** Begin Source material **

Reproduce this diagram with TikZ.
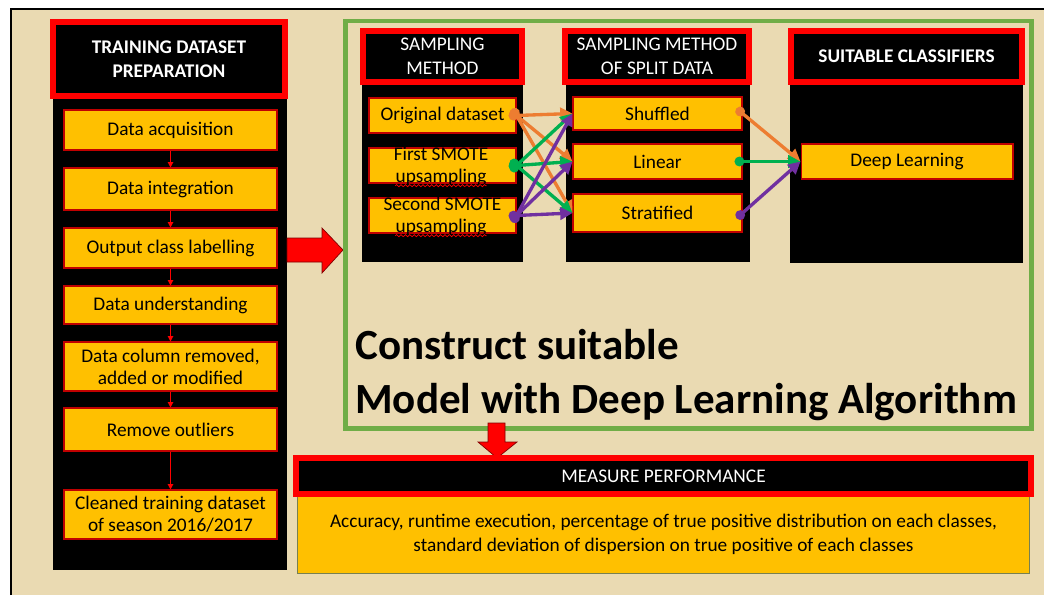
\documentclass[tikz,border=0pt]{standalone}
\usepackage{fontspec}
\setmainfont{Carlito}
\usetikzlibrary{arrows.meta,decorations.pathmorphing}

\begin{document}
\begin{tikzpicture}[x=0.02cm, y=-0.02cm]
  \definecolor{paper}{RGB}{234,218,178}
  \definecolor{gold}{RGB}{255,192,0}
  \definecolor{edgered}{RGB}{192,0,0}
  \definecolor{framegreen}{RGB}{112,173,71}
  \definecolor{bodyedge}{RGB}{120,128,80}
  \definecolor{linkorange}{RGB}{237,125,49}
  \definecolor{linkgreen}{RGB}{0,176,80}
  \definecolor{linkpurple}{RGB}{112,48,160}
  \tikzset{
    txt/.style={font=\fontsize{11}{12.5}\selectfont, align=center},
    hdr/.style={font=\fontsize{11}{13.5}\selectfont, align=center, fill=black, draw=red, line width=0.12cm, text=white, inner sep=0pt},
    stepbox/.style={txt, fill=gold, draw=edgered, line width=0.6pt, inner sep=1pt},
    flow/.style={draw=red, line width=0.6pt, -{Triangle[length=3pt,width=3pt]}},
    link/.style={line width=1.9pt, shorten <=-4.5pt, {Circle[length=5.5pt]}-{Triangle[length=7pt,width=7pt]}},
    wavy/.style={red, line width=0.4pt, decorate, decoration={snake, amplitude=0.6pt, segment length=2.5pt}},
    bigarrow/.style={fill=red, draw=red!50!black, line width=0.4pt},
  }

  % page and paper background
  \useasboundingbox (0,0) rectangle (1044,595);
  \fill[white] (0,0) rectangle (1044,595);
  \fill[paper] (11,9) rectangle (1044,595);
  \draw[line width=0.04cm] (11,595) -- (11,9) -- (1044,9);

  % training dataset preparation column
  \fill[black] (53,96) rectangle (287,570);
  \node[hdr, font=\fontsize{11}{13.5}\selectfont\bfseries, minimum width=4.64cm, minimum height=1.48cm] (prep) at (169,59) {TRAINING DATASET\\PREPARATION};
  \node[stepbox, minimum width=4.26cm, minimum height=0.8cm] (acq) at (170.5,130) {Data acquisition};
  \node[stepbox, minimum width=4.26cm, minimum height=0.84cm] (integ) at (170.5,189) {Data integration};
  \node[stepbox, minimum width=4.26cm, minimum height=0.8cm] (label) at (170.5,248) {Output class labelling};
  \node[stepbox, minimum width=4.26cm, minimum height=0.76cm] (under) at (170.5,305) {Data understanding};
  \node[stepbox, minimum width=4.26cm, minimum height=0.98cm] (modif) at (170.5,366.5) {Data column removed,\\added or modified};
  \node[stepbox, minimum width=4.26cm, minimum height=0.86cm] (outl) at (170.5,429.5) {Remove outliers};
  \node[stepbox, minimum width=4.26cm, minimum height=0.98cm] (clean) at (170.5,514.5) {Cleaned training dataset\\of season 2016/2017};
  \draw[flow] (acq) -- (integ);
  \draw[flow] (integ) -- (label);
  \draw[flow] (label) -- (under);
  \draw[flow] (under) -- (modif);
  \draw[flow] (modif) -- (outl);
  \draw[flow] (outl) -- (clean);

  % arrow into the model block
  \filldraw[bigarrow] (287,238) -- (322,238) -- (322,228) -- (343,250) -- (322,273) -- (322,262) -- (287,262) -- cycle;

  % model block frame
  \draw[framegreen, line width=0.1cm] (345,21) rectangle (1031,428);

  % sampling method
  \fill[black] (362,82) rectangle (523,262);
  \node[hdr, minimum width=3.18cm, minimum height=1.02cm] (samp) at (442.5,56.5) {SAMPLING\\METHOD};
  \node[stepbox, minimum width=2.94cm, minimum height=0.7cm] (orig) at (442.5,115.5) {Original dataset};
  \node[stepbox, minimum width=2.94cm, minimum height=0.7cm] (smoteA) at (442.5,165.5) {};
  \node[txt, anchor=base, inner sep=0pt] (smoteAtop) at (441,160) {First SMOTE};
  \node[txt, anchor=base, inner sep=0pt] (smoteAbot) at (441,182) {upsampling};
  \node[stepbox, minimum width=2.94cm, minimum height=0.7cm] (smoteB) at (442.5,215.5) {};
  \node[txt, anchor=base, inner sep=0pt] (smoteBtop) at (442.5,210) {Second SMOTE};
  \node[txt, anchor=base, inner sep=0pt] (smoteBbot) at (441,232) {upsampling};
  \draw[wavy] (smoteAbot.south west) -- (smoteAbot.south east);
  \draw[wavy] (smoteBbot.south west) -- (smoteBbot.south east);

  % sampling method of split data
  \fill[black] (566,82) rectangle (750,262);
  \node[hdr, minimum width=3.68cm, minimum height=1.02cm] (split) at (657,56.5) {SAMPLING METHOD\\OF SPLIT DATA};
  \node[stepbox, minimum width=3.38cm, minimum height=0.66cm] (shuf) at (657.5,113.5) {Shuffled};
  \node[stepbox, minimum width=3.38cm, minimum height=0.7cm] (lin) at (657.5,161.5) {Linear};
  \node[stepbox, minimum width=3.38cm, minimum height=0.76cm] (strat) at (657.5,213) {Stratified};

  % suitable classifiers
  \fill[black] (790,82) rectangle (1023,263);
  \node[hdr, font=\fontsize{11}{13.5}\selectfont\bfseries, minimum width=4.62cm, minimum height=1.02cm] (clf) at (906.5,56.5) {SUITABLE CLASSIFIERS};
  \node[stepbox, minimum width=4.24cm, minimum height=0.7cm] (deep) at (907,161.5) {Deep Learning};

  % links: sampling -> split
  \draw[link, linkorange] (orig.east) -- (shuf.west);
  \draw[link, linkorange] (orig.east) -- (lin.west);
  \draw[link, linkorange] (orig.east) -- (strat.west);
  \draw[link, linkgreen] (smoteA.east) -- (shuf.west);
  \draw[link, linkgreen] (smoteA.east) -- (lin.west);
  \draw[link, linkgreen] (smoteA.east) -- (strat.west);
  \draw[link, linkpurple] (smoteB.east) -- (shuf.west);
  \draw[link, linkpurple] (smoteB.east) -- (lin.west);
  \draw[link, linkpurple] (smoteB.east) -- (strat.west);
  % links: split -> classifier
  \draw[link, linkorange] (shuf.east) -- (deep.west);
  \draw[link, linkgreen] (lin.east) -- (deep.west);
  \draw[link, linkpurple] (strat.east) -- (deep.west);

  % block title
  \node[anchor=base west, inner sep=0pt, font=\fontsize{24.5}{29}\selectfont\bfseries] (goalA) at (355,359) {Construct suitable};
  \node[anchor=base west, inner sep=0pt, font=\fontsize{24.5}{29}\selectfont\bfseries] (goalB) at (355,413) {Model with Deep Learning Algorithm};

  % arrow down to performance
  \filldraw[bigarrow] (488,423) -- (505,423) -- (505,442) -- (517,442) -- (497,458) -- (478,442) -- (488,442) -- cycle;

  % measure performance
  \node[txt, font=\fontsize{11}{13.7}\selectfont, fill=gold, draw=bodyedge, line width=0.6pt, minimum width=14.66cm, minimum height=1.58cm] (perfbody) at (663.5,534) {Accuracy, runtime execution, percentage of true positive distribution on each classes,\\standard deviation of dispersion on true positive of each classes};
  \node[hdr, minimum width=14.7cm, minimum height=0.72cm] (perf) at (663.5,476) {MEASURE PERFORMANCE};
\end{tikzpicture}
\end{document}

** End Source material **

_The task_: Repeat the material above word for word, please, apart from its images.

_Completed exercise_:
Reproduce this diagram with TikZ.
\documentclass[tikz,border=0pt]{standalone}
\usepackage{fontspec}
\setmainfont{Carlito}
\usetikzlibrary{arrows.meta,decorations.pathmorphing}

\begin{document}
\begin{tikzpicture}[x=0.02cm, y=-0.02cm]
  \definecolor{paper}{RGB}{234,218,178}
  \definecolor{gold}{RGB}{255,192,0}
  \definecolor{edgered}{RGB}{192,0,0}
  \definecolor{framegreen}{RGB}{112,173,71}
  \definecolor{bodyedge}{RGB}{120,128,80}
  \definecolor{linkorange}{RGB}{237,125,49}
  \definecolor{linkgreen}{RGB}{0,176,80}
  \definecolor{linkpurple}{RGB}{112,48,160}
  \tikzset{
    txt/.style={font=\fontsize{11}{12.5}\selectfont, align=center},
    hdr/.style={font=\fontsize{11}{13.5}\selectfont, align=center, fill=black, draw=red, line width=0.12cm, text=white, inner sep=0pt},
    stepbox/.style={txt, fill=gold, draw=edgered, line width=0.6pt, inner sep=1pt},
    flow/.style={draw=red, line width=0.6pt, -{Triangle[length=3pt,width=3pt]}},
    link/.style={line width=1.9pt, shorten <=-4.5pt, {Circle[length=5.5pt]}-{Triangle[length=7pt,width=7pt]}},
    wavy/.style={red, line width=0.4pt, decorate, decoration={snake, amplitude=0.6pt, segment length=2.5pt}},
    bigarrow/.style={fill=red, draw=red!50!black, line width=0.4pt},
  }

  % page and paper background
  \useasboundingbox (0,0) rectangle (1044,595);
  \fill[white] (0,0) rectangle (1044,595);
  \fill[paper] (11,9) rectangle (1044,595);
  \draw[line width=0.04cm] (11,595) -- (11,9) -- (1044,9);

  % training dataset preparation column
  \fill[black] (53,96) rectangle (287,570);
  \node[hdr, font=\fontsize{11}{13.5}\selectfont\bfseries, minimum width=4.64cm, minimum height=1.48cm] (prep) at (169,59) {TRAINING DATASET\\PREPARATION};
  \node[stepbox, minimum width=4.26cm, minimum height=0.8cm] (acq) at (170.5,130) {Data acquisition};
  \node[stepbox, minimum width=4.26cm, minimum height=0.84cm] (integ) at (170.5,189) {Data integration};
  \node[stepbox, minimum width=4.26cm, minimum height=0.8cm] (label) at (170.5,248) {Output class labelling};
  \node[stepbox, minimum width=4.26cm, minimum height=0.76cm] (under) at (170.5,305) {Data understanding};
  \node[stepbox, minimum width=4.26cm, minimum height=0.98cm] (modif) at (170.5,366.5) {Data column removed,\\added or modified};
  \node[stepbox, minimum width=4.26cm, minimum height=0.86cm] (outl) at (170.5,429.5) {Remove outliers};
  \node[stepbox, minimum width=4.26cm, minimum height=0.98cm] (clean) at (170.5,514.5) {Cleaned training dataset\\of season 2016/2017};
  \draw[flow] (acq) -- (integ);
  \draw[flow] (integ) -- (label);
  \draw[flow] (label) -- (under);
  \draw[flow] (under) -- (modif);
  \draw[flow] (modif) -- (outl);
  \draw[flow] (outl) -- (clean);

  % arrow into the model block
  \filldraw[bigarrow] (287,238) -- (322,238) -- (322,228) -- (343,250) -- (322,273) -- (322,262) -- (287,262) -- cycle;

  % model block frame
  \draw[framegreen, line width=0.1cm] (345,21) rectangle (1031,428);

  % sampling method
  \fill[black] (362,82) rectangle (523,262);
  \node[hdr, minimum width=3.18cm, minimum height=1.02cm] (samp) at (442.5,56.5) {SAMPLING\\METHOD};
  \node[stepbox, minimum width=2.94cm, minimum height=0.7cm] (orig) at (442.5,115.5) {Original dataset};
  \node[stepbox, minimum width=2.94cm, minimum height=0.7cm] (smoteA) at (442.5,165.5) {};
  \node[txt, anchor=base, inner sep=0pt] (smoteAtop) at (441,160) {First SMOTE};
  \node[txt, anchor=base, inner sep=0pt] (smoteAbot) at (441,182) {upsampling};
  \node[stepbox, minimum width=2.94cm, minimum height=0.7cm] (smoteB) at (442.5,215.5) {};
  \node[txt, anchor=base, inner sep=0pt] (smoteBtop) at (442.5,210) {Second SMOTE};
  \node[txt, anchor=base, inner sep=0pt] (smoteBbot) at (441,232) {upsampling};
  \draw[wavy] (smoteAbot.south west) -- (smoteAbot.south east);
  \draw[wavy] (smoteBbot.south west) -- (smoteBbot.south east);

  % sampling method of split data
  \fill[black] (566,82) rectangle (750,262);
  \node[hdr, minimum width=3.68cm, minimum height=1.02cm] (split) at (657,56.5) {SAMPLING METHOD\\OF SPLIT DATA};
  \node[stepbox, minimum width=3.38cm, minimum height=0.66cm] (shuf) at (657.5,113.5) {Shuffled};
  \node[stepbox, minimum width=3.38cm, minimum height=0.7cm] (lin) at (657.5,161.5) {Linear};
  \node[stepbox, minimum width=3.38cm, minimum height=0.76cm] (strat) at (657.5,213) {Stratified};

  % suitable classifiers
  \fill[black] (790,82) rectangle (1023,263);
  \node[hdr, font=\fontsize{11}{13.5}\selectfont\bfseries, minimum width=4.62cm, minimum height=1.02cm] (clf) at (906.5,56.5) {SUITABLE CLASSIFIERS};
  \node[stepbox, minimum width=4.24cm, minimum height=0.7cm] (deep) at (907,161.5) {Deep Learning};

  % links: sampling -> split
  \draw[link, linkorange] (orig.east) -- (shuf.west);
  \draw[link, linkorange] (orig.east) -- (lin.west);
  \draw[link, linkorange] (orig.east) -- (strat.west);
  \draw[link, linkgreen] (smoteA.east) -- (shuf.west);
  \draw[link, linkgreen] (smoteA.east) -- (lin.west);
  \draw[link, linkgreen] (smoteA.east) -- (strat.west);
  \draw[link, linkpurple] (smoteB.east) -- (shuf.west);
  \draw[link, linkpurple] (smoteB.east) -- (lin.west);
  \draw[link, linkpurple] (smoteB.east) -- (strat.west);
  % links: split -> classifier
  \draw[link, linkorange] (shuf.east) -- (deep.west);
  \draw[link, linkgreen] (lin.east) -- (deep.west);
  \draw[link, linkpurple] (strat.east) -- (deep.west);

  % block title
  \node[anchor=base west, inner sep=0pt, font=\fontsize{24.5}{29}\selectfont\bfseries] (goalA) at (355,359) {Construct suitable};
  \node[anchor=base west, inner sep=0pt, font=\fontsize{24.5}{29}\selectfont\bfseries] (goalB) at (355,413) {Model with Deep Learning Algorithm};

  % arrow down to performance
  \filldraw[bigarrow] (488,423) -- (505,423) -- (505,442) -- (517,442) -- (497,458) -- (478,442) -- (488,442) -- cycle;

  % measure performance
  \node[txt, font=\fontsize{11}{13.7}\selectfont, fill=gold, draw=bodyedge, line width=0.6pt, minimum width=14.66cm, minimum height=1.58cm] (perfbody) at (663.5,534) {Accuracy, runtime execution, percentage of true positive distribution on each classes,\\standard deviation of dispersion on true positive of each classes};
  \node[hdr, minimum width=14.7cm, minimum height=0.72cm] (perf) at (663.5,476) {MEASURE PERFORMANCE};
\end{tikzpicture}
\end{document}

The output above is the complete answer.